The US Army intends to purchase 11 more Airbus UH-72A Lakota helicopters for pilot training at its Aviation Center of Excellence at Fort Rucker, Alabama.
The army has not yet awarded a contract to Airbus, but posted a sole-source requirement notice online on 30 August stating that it intended to do so. The service anticipates the aircraft will be delivered to support pilot training by fiscal year 2021.
The helicopters are assembled in a facility in Columbus, Mississippi, and are a military version of Airbus Helicopters’ light twin-engined EC145. Airbus boasts that the helicopter is 30% to 50% less expensive to fly than a Sikorsky UH-60 Black Hawk.

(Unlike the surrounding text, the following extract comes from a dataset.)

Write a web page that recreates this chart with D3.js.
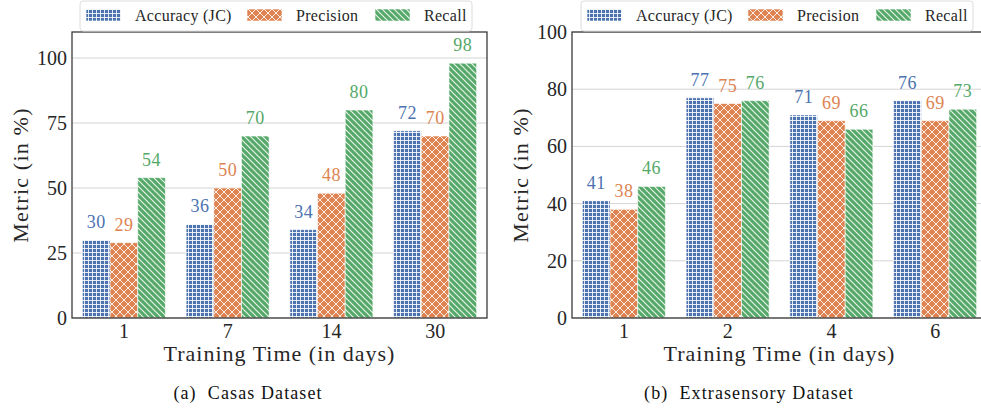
<!DOCTYPE html>
<html>
<head>
<meta charset="utf-8">
<script src="https://cdn.jsdelivr.net/npm/d3@7/dist/d3.min.js"></script>
<style>
  body { margin: 0; background: #fff; }
  svg { display: block; font-family: "Liberation Serif", "DejaVu Serif", serif; }
</style>
</head>
<body>
<svg id="chart" width="981" height="411"></svg>
<script>
// series names and colours
const series_names = ["Accuracy (JC)", "Precision", "Recall"];
const series_colors = ["#4c72b0", "#dd8452", "#55a868"];
const series_hatch = ["grid", "cross", "diag"];

// (a) Casas
const casas_days = ["1", "7", "14", "30"];
const casas_acc = [30, 36, 34, 72];
const casas_prec = [29, 50, 48, 70];
const casas_rec = [54, 70, 80, 98];
const casas_ticks = [0, 25, 50, 75, 100];

// (b) Extrasensory
const extra_days = ["1", "2", "4", "6"];
const extra_acc = [41, 77, 71, 76];
const extra_prec = [38, 75, 69, 69];
const extra_rec = [46, 76, 66, 73];
const extra_ticks = [0, 20, 40, 60, 80, 100];

const svg = d3.select("#chart");
const defs = svg.append("defs");

// hatch patterns: coloured background with white lines
function addPattern(id, color, size, path, sw) {
	const p = defs.append("pattern")
		.attr("id", id)
		.attr("patternUnits", "userSpaceOnUse")
		.attr("width", size)
		.attr("height", size);
	p.append("rect")
		.attr("width", size)
		.attr("height", size)
		.attr("fill", color);
	p.append("path")
		.attr("d", path)
		.attr("stroke", "#fff")
		.attr("stroke-opacity", 0.85)
		.attr("stroke-width", sw)
		.attr("fill", "none");
}
addPattern("grid", series_colors[0], 4, "M0,0.5H4M0.5,0V4", 1);
addPattern("cross", series_colors[1], 8, "M0,0L8,8M8,0L0,8", 1);
addPattern("diag", series_colors[2], 6, "M0,0L6,6M-1,5L1,7M5,-1L7,1", 1.2);

function drawChart(cfg) {
	const g = svg.append("g");
	const x0 = cfg.left, x1 = cfg.left + 415;
	const y0 = 32, y1 = 318;

	const x = d3.scaleBand()
		.domain(cfg.days)
		.range([x0, x1])
		.paddingInner(0.2)
		.paddingOuter(0.1);
	const xs = d3.scaleBand()
		.domain(d3.range(3))
		.range([0, x.bandwidth()]);
	const y = d3.scaleLinear()
		.domain([0, cfg.ymax])
		.range([y1, y0]);

	// grid
	g.append("g")
		.selectAll("line")
		.data(cfg.ticks)
		.enter()
		.append("line")
		.attr("x1", x0)
		.attr("x2", x1)
		.attr("y1", d => y(d))
		.attr("y2", d => y(d))
		.attr("stroke", "#d4d4d4")
		.attr("stroke-width", 1);

	// bars
	const values = [cfg.acc, cfg.prec, cfg.rec];
	const rows = [];
	cfg.days.forEach((day, i) => {
		values.forEach((vals, s) => rows.push({day: day, s: s, v: vals[i]}));
	});

	g.append("g")
		.selectAll("rect")
		.data(rows)
		.enter()
		.append("rect")
		.attr("x", d => x(d.day) + xs(d.s))
		.attr("y", d => y(d.v))
		.attr("width", xs.bandwidth())
		.attr("height", d => y1 - y(d.v))
		.attr("fill", d => "url(#" + series_hatch[d.s] + ")")
		.attr("stroke", "#fff")
		.attr("stroke-opacity", 0.6)
		.attr("stroke-width", 1);

	g.append("g")
		.selectAll("text")
		.data(rows)
		.enter()
		.append("text")
		.attr("x", d => x(d.day) + xs(d.s) + xs.bandwidth() / 2)
		.attr("y", d => y(d.v) - 12)
		.attr("text-anchor", "middle")
		.attr("font-size", 18)
		.attr("letter-spacing", 0.5)
		.attr("fill", d => series_colors[d.s])
		.text(d => d.v);

	// frame
	g.append("rect")
		.attr("x", x0)
		.attr("y", y0)
		.attr("width", x1 - x0)
		.attr("height", y1 - y0)
		.attr("fill", "none")
		.attr("stroke", "#333")
		.attr("stroke-width", 1.25);

	// axes
	const yAxis = g.append("g")
		.attr("transform", "translate(" + x0 + ",0)")
		.call(d3.axisLeft(y).tickValues(cfg.ticks).tickSize(0).tickPadding(5));
	const xAxis = g.append("g")
		.attr("transform", "translate(0," + y1 + ")")
		.call(d3.axisBottom(x).tickSize(0).tickPadding(6));
	[xAxis, yAxis].forEach(a => {
		a.select(".domain").remove();
		a.selectAll("text")
			.attr("font-family", "Liberation Serif, serif")
			.attr("font-size", 20)
			.attr("fill", "#262626");
	});

	g.append("text")
		.attr("x", (x0 + x1) / 2)
		.attr("y", 361)
		.attr("text-anchor", "middle")
		.attr("font-size", 22)
		.attr("letter-spacing", 1)
		.attr("fill", "#262626")
		.text("Training Time (in days)");

	g.append("text")
		.attr("transform", "translate(" + (cfg.left - 44) + "," + (y0 + y1) / 2 + ") rotate(-90)")
		.attr("text-anchor", "middle")
		.attr("font-size", 22)
		.attr("letter-spacing", 1.2)
		.attr("fill", "#262626")
		.text("Metric (in %)");

	g.append("text")
		.attr("x", cfg.capX)
		.attr("y", 399)
		.attr("text-anchor", "middle")
		.attr("font-size", 18)
		.attr("letter-spacing", 1.1)
		.attr("fill", "#111")
		.attr("xml:space", "preserve")
		.text(cfg.caption);

	// legend
	const lg = g.append("g").attr("transform", "translate(" + cfg.legX + ",1)");
	lg.append("rect")
		.attr("width", 392)
		.attr("height", 30)
		.attr("rx", 3)
		.attr("fill", "#fff")
		.attr("stroke", "#dcdcdc");
	const offs = [0, 161, 289];
	series_names.forEach((name, s) => {
		lg.append("rect")
			.attr("x", 6 + offs[s])
			.attr("y", 8)
			.attr("width", 35)
			.attr("height", 12)
			.attr("fill", "url(#" + series_hatch[s] + ")")
			.attr("stroke", "#fff")
			.attr("stroke-opacity", 0.6);
		lg.append("text")
			.attr("x", 55 + offs[s])
			.attr("y", 20)
			.attr("font-size", 16)
			.attr("letter-spacing", 0.3)
			.attr("fill", "#262626")
			.text(name);
	});
}

drawChart({
	left: 72, days: casas_days, acc: casas_acc, prec: casas_prec, rec: casas_rec,
	ticks: casas_ticks, ymax: 110, caption: "(a)  Casas Dataset", capX: 248, legX: 80
});
drawChart({
	left: 572, days: extra_days, acc: extra_acc, prec: extra_prec, rec: extra_rec,
	ticks: extra_ticks, ymax: 100, caption: "(b)  Extrasensory Dataset", capX: 749, legX: 581
});
</script>
</body>
</html>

Army and Army National Guard units operate the Lakota in a variety of missions, including flight training, surveillance and reconnaissance, medical evacuation, border security, VIP transport and disaster response.
The Lakota was initially acquired in 2007 by the US Army to replace the Bell UH-1 Iroquois for peacetime support missions. In 2014, the army decided to buy 155 more UH-72As to replace the Bell TH-67 Creek trainer and to supplement its light utility helicopter fleet. Airbus Helicopters has delivered more than 400 of the type to the service since 2006.
The army says it does not intend to procure Mission Equipment Packages for this order of Lakotas.
The pending order comes after Airbus Helicopters announced in March that it had received a $273 million contract from the army to deliver 35 UH-72As, at the time breathing new life into its manufacturing activity in Columbus, which had run out of orders to fulfill. The company is also interested in producing the H145M variant at the Mississippi site for export to foreign militaries, it told FlightGlobal in July.